Saudi Arabia offered around $10,000 for families in Darfur, Sudan affected by the Sudanese civil war to send their children to fight in Yemen in 2016, The New York Times claimed on Friday.
In the article, "On the Front Line of the Saudi War in Yemen? Child Soldiers from Darfur," the newspaper quoted Hager Shomo Ahmed, 16, saying: "Families know that the only way their lives will change is if their sons join the war and bring them back the money."
He was only 14 when the offer was made to his family, according to the Times.
The report also quoted Hafiz Ismail Mohammed, a critic of Sudan's government and former banker, saying: "People are desperate. They are fighting in Yemen because they know that in Sudan they don't have a future."
"We are exporting soldiers to fight like they are a commodity we are exchanging for foreign currency," Mohammed added, according to the daily.
Most of the Sudanese fighters come from "the battle-scarred and impoverished region of Darfur, where some 300,000 people were killed and 1.2 million displaced during a dozen years of conflict" in the nation of 40 million in Northeast Africa, said the Times.
"At any time for nearly four years as many as 14,000 Sudanese militiamen have been fighting in Yemen in tandem with the local militia aligned with the Saudis, according to several Sudanese fighters who have returned and Sudanese lawmakers who are attempting to track it.

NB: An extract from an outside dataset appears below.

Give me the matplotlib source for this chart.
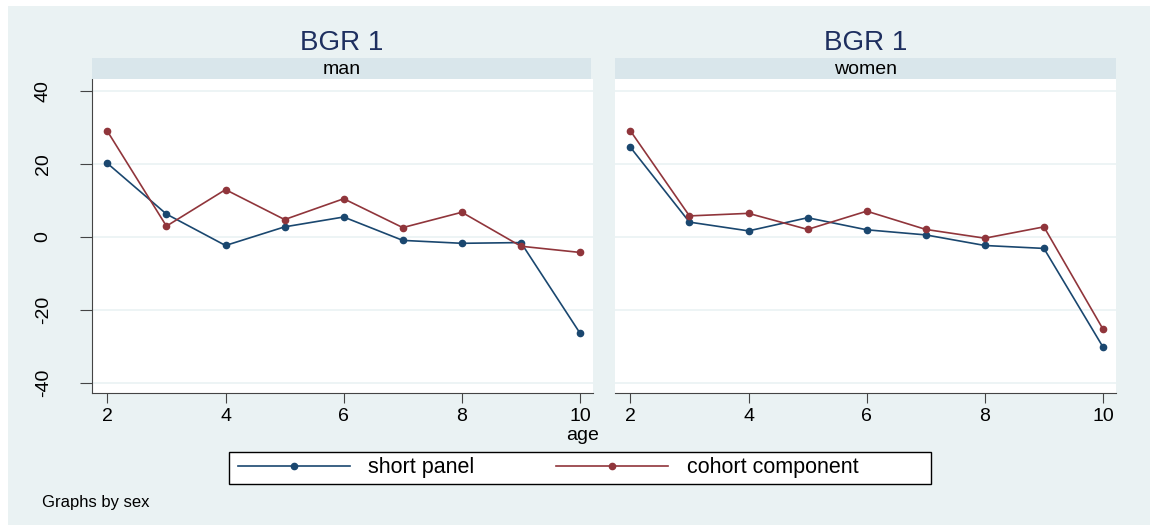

Hundreds, at least, have died there," the daily reported.
"Five fighters who have returned from Yemen and another about to depart said that children made up at least 20 percent of their units. Two said children were more than 40 percent," reported the Times.
The newspaper said Saudi Arabia paid Sudanese children a salary starting at the riyal equivalent of around $480 a month, with bonuses for combat, deposited directly into the Faisal Islamic Bank of Sudan, partly owned by Saudis.
"At the end of a six-month rotation, each fighter also received a one-time payment of at least 700,000 Sudanese pounds — roughly $10,000 at the current official exchange rate," the Times claimed.
Speaking to the paper, Turki al-Malki, a spokesman for the Saudi-led military coalition denied allegations the kingdom was recruiting child soldiers as "fictitious and unfounded."
Yemen plunged into civil war in 2014 when Houthi rebels overran much of the country, including the capital, Sanaa, forcing the government to flee to Saudi Arabia.
A year later, Saudi Arabia and several Arab allies launched a massive air campaign aimed at rolling back Houthi military gains.
The Saudi-led campaign in Yemen has devastated the country's infrastructure, including its health and sanitation systems, prompting the U.N. to describe it as one of the worst humanitarian disasters in modern times.